The authors discuss assessment as well, overviewing common EF measures and how they are combined to initiate measurable production decrement cascades (pp.120-122) and production increment cascades (pp.124-125). They note that EF difficulties are often not recognized unless they combine both learning difficulties and production difficulties: when the child has only learning difficulties, these are often not recognized, and when the child has only production difficulties, these are typically attributed to character flaws (i.e., the child is learning, but just doesn't want to do her homework) (p.137).

Fortunately, change is possible: "brain function can be altered through intervention" (p.179): Children can be taught how to activate neural networks to achieve positive goals (p.180). Beyond those interventions, the brain will typically mature: "for many children faced with overly aggressive expectations for brain maturation, a little time may be all that is needed to achieve the desired levels of self-direction. For others with more substantial delays, the ultimate solution to the executive difficulties being experienced may simply be much more time" (p.184). How much more? "Children with ADHD typically experience a 30% delay in the development of specific self-regulation capacities"—so if you are waiting for your child to exhibit the self-direction of a 20-year-old, you may have to wait until she is 30 (p.184). That's a long time—but it will happen.

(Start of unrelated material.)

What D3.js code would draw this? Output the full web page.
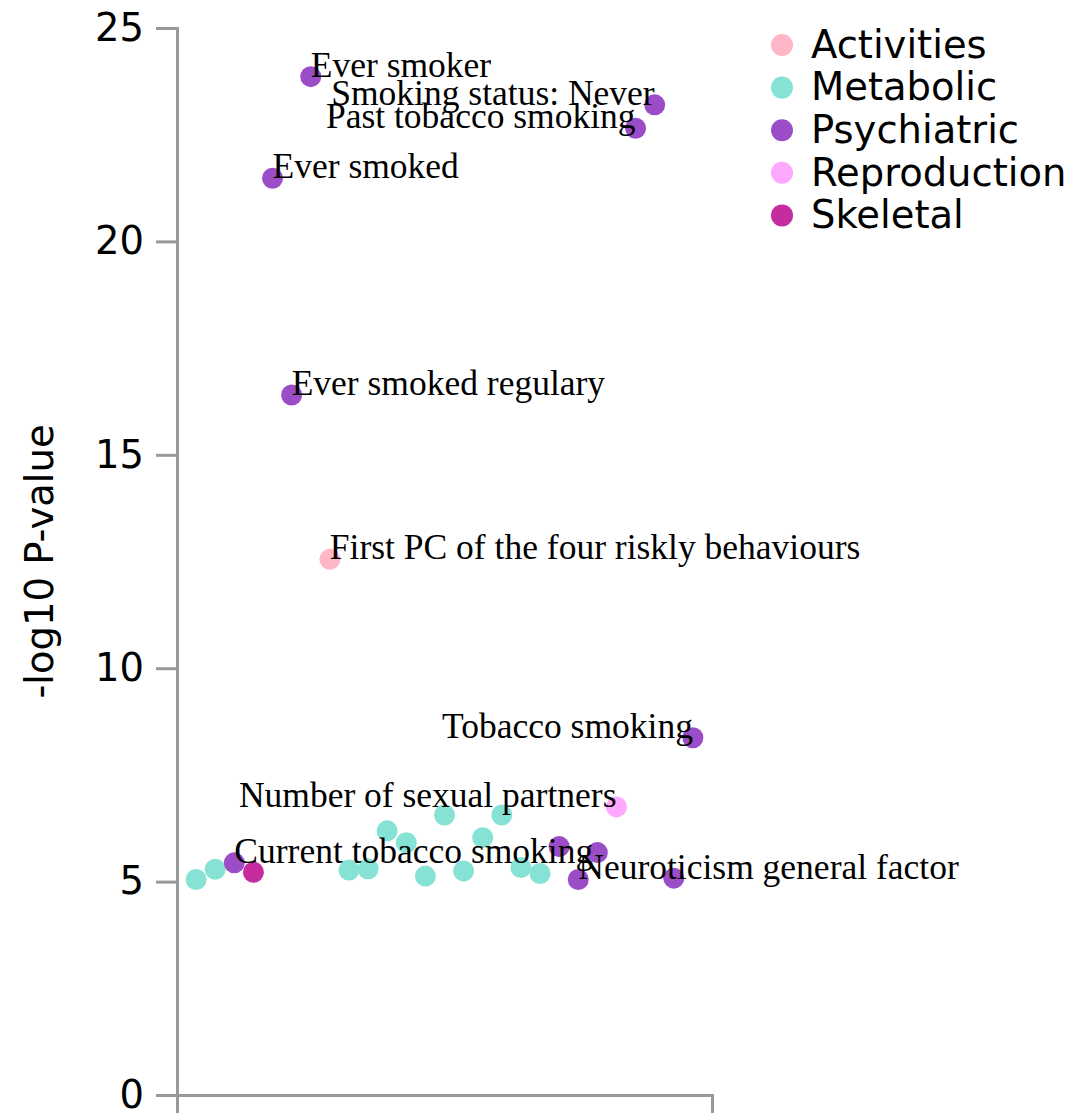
<!DOCTYPE html>
<html>
<head>
<meta charset="utf-8">
<script src="https://cdn.jsdelivr.net/npm/d3@7"></script>
<style>
  body { margin: 0; background: #fff; }
  .axis path, .axis line { stroke: #999; stroke-width: 3; }
  .axis text { font-family: "DejaVu Sans", sans-serif; font-size: 38.5px; fill: #000; }
  .traitLabel { font-family: "Liberation Serif", serif; font-size: 35.5px; fill: #000; }
  .legendText { font-family: "DejaVu Sans", sans-serif; font-size: 38.5px; fill: #000; }
</style>
</head>
<body>
<div id="chart"></div>
<script>
// categories and their order in the legend
var categories = ["Activities", "Metabolic", "Psychiatric", "Reproduction", "Skeletal"];

// one entry per trait, in the order they sit along the x axis
var traitGroup = ["Metabolic", "Metabolic", "Psychiatric", "Skeletal", "Psychiatric",
  "Psychiatric", "Psychiatric", "Activities", "Metabolic", "Metabolic",
  "Metabolic", "Metabolic", "Metabolic", "Metabolic", "Metabolic",
  "Metabolic", "Metabolic", "Metabolic", "Metabolic", "Psychiatric",
  "Psychiatric", "Psychiatric", "Reproduction", "Psychiatric", "Psychiatric",
  "Psychiatric", "Psychiatric"];
var traitValue = [5.05, 5.29, 5.44, 5.22, 21.48,
  16.40, 23.86, 12.55, 5.27, 5.30,
  6.19, 5.91, 5.13, 6.56, 5.25,
  6.03, 6.56, 5.33, 5.19, 5.82,
  5.05, 5.68, 6.75, 22.65, 23.20,
  5.08, 8.37];
var traitLabel = ["", "", "Current tobacco smoking", "", "Ever smoked",
  "Ever smoked regulary", "Ever smoker", "First PC of the four riskly behaviours", "", "",
  "", "", "", "", "",
  "", "", "", "", "",
  "Neuroticism general factor", "", "Number of sexual partners", "Past tobacco smoking", "Smoking status: Never",
  "", "Tobacco smoking"];
var yTicks = [0, 5, 10, 15, 20, 25];

var svgWidth = 1079;
var svgHeight = 1113;
var plotLeft = 177, plotRight = 712, plotTop = 28, plotBottom = 1095;
var circRadius = 10.5;

var svg = d3.select("#chart")
  .append("svg")
  .attr("width", svgWidth)
  .attr("height", svgHeight);

var data = traitValue.map(function(v, i) {
  return { id: "t" + i, group: traitGroup[i], value: v, label: traitLabel[i] };
});

var xScale = d3.scalePoint()
  .domain(data.map(function(d) { return d.id; }))
  .range([plotLeft, plotRight])
  .padding(1);

var yScale = d3.scaleLinear()
  .domain([0, 25])
  .range([plotBottom, plotTop]);

var color = d3.scaleOrdinal()
  .domain(categories)
  .range(["#ffb6c6", "#86e2d4", "#9b4cc7", "#ffa8ff", "#c52c9f"]);

// axes
svg.append("g")
  .attr("class", "axis")
  .attr("transform", "translate(0," + plotBottom + ")")
  .call(d3.axisBottom(xScale).tickValues([]).tickSizeOuter(21));

svg.append("g")
  .attr("class", "axis")
  .attr("transform", "translate(" + plotLeft + ",0)")
  .call(d3.axisLeft(yScale).tickValues(yTicks).tickSize(21).tickPadding(12));

svg.selectAll(".axis .domain").attr("fill", "none");

svg.append("text")
  .attr("class", "legendText")
  .attr("text-anchor", "middle")
  .attr("transform", "translate(53," + ((plotTop + plotBottom) / 2) + ")rotate(-90)")
  .text("-log10 P-value");

// points
svg.selectAll("circle.dot")
  .data(data)
  .enter()
  .append("circle")
  .attr("class", "dot")
  .attr("cx", function(d) { return xScale(d.id); })
  .attr("cy", function(d) { return yScale(d.value); })
  .attr("r", circRadius)
  .attr("fill", function(d) { return color(d.group); });

// labels: right-hand points get their text to the left
var flipAt = plotLeft + (plotRight - plotLeft) * 0.8;
svg.selectAll("text.traitLabel")
  .data(data.filter(function(d) { return d.label !== ""; }))
  .enter()
  .append("text")
  .attr("class", "traitLabel")
  .attr("x", function(d) { return xScale(d.id); })
  .attr("y", function(d) { return yScale(d.value); })
  .attr("text-anchor", function(d) { return xScale(d.id) > flipAt ? "end" : "start"; })
  .text(function(d) { return d.label; });

// legend
var legend = svg.append("g").attr("transform", "translate(782,45)");
var rows = legend.selectAll("g")
  .data(categories)
  .enter()
  .append("g")
  .attr("transform", function(d, i) { return "translate(0," + i * 42.6 + ")"; });
rows.append("circle")
  .attr("r", 11)
  .attr("fill", function(d) { return color(d); });
rows.append("text")
  .attr("class", "legendText")
  .attr("x", 29)
  .attr("dy", "0.33em")
  .text(function(d) { return d; });
</script>
</body>
</html>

I found this book to be fascinating. It's not uniformly well written, but I found it to be accessible. It helped me to think through some of Vygotsky's work on "self-mastery" and the ideological aspects surrounding his work, which largely focused on using semiotic tools to achieve that self-mastery. But it also helped me to think about the students who enter my classroom, some with documented disabilities, some without. Reading this book has helped me to better understand the challenges that some of these students face as they tackle our complex assignments, as well as the incorrect moral evaluations they may have received as they poured effort into schoolwork that was once beyond their capacities. For understanding both aspects, I recommend this book.